REQUIRED TASK: Copy each line with the word "that" in it.

RECORDS SUPPLIED:
==========

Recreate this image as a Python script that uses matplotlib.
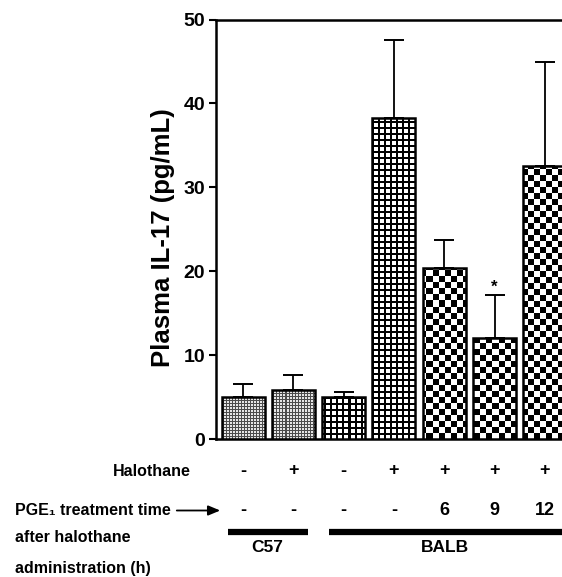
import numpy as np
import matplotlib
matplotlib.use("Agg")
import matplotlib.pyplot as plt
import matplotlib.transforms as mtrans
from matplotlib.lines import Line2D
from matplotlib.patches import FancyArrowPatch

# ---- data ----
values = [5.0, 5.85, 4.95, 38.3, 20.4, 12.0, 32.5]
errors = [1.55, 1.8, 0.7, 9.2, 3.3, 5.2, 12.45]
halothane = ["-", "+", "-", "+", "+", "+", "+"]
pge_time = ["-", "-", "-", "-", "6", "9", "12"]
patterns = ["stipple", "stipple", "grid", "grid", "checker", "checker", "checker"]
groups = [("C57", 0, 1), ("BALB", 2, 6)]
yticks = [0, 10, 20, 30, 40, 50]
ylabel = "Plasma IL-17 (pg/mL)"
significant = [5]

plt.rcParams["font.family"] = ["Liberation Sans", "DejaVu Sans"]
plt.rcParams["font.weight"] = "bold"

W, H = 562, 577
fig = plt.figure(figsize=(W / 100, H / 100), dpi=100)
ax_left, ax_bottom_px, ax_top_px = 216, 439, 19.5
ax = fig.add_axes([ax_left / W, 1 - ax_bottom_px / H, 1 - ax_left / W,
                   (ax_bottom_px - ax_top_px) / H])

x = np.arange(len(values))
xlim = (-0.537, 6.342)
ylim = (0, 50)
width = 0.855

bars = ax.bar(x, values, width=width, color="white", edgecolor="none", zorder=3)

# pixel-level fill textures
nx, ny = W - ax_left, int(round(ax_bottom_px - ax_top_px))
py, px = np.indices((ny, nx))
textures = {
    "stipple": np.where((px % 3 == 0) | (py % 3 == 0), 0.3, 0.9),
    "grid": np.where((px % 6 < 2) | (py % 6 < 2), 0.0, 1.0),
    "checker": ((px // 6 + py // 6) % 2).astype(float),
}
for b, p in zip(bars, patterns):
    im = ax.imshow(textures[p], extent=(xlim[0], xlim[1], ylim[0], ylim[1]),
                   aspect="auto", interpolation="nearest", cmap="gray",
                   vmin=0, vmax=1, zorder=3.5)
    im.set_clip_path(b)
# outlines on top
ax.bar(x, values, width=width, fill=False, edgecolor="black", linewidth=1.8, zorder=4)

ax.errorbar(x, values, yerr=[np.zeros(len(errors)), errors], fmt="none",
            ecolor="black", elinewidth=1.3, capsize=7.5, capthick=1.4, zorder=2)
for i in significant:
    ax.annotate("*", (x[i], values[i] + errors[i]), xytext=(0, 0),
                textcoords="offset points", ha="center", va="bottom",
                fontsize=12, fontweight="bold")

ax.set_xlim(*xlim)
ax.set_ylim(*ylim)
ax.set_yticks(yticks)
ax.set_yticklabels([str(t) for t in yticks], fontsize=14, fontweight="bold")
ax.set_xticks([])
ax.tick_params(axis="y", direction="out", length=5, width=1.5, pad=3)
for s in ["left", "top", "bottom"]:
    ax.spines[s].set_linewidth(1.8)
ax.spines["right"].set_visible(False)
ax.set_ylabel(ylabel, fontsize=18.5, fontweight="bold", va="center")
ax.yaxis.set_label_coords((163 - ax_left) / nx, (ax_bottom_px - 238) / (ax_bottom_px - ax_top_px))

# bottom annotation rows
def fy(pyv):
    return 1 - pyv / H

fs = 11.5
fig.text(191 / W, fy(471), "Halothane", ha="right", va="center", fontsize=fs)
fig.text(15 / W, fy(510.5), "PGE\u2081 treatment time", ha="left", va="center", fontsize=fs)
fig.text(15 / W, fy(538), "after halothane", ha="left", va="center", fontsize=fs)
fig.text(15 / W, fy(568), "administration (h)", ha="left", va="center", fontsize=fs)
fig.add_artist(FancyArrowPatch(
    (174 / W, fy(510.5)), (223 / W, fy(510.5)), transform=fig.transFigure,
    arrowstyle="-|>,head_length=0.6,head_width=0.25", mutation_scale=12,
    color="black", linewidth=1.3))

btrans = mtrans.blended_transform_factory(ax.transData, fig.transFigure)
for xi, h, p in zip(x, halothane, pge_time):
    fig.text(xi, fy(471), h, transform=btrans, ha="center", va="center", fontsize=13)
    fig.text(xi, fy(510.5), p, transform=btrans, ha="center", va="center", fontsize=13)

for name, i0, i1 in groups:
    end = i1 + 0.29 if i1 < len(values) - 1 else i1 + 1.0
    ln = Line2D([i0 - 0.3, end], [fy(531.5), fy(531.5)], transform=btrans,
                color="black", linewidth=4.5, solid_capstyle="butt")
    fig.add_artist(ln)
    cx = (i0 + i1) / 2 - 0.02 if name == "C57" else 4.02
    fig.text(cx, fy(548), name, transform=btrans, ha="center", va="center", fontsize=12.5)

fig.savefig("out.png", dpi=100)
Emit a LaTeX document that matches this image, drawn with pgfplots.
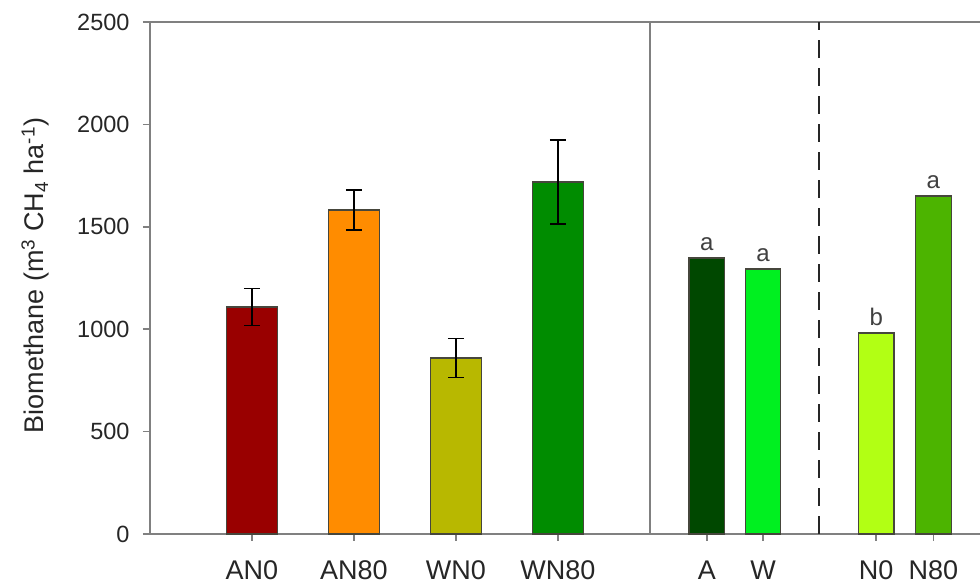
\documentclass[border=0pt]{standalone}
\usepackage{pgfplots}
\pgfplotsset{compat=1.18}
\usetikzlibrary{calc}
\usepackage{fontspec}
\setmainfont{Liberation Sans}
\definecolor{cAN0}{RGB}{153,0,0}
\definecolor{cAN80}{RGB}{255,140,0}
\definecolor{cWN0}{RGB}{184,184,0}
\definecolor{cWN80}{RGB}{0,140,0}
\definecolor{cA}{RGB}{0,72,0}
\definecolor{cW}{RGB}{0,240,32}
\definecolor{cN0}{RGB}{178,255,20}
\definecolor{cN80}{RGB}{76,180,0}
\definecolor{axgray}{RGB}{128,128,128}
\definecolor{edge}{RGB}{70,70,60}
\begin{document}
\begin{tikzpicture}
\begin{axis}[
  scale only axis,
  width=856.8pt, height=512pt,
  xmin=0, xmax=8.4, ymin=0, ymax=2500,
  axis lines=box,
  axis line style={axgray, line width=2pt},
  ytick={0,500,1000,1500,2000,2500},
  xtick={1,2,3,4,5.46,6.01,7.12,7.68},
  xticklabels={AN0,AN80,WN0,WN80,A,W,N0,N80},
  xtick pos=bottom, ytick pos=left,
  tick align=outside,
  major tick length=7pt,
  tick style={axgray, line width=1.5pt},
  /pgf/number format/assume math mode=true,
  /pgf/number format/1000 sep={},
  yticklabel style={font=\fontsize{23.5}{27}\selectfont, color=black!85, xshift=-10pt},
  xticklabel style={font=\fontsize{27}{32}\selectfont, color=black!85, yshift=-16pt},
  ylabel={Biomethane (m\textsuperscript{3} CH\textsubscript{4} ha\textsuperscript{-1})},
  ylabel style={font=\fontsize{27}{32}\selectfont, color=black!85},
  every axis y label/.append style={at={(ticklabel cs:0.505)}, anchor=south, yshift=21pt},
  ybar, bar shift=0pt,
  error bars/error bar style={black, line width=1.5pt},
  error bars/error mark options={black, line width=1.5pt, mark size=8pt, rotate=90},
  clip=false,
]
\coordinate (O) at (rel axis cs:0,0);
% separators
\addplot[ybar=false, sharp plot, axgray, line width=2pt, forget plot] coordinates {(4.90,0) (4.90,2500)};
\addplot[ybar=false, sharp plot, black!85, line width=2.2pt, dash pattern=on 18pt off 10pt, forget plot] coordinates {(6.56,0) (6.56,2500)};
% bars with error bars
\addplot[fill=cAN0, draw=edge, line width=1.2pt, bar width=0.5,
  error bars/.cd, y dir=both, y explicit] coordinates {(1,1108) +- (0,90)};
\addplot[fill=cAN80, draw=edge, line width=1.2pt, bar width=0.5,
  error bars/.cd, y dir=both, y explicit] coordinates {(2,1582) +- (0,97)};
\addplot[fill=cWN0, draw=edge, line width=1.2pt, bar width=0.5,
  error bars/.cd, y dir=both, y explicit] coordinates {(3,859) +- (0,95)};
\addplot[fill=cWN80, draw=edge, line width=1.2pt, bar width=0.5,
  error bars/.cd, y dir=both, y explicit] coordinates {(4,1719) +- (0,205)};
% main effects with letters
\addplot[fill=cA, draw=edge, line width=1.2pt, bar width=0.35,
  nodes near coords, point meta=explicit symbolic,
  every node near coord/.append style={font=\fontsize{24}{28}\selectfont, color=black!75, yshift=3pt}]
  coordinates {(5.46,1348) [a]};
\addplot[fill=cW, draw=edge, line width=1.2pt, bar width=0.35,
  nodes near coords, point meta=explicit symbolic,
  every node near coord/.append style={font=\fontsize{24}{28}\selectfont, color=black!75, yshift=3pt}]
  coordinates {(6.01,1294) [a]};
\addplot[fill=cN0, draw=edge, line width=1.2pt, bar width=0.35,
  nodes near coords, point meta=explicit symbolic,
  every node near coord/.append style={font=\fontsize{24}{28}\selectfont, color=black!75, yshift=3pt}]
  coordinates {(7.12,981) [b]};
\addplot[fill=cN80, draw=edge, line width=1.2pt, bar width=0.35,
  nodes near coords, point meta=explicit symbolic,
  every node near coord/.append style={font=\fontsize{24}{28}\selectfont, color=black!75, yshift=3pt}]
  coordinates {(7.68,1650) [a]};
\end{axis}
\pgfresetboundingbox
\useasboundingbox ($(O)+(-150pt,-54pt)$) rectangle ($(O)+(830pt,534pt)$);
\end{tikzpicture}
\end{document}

==========

WORKED SOLUTION:
Recreate this image as a Python script that uses matplotlib.
Emit a LaTeX document that matches this image, drawn with pgfplots.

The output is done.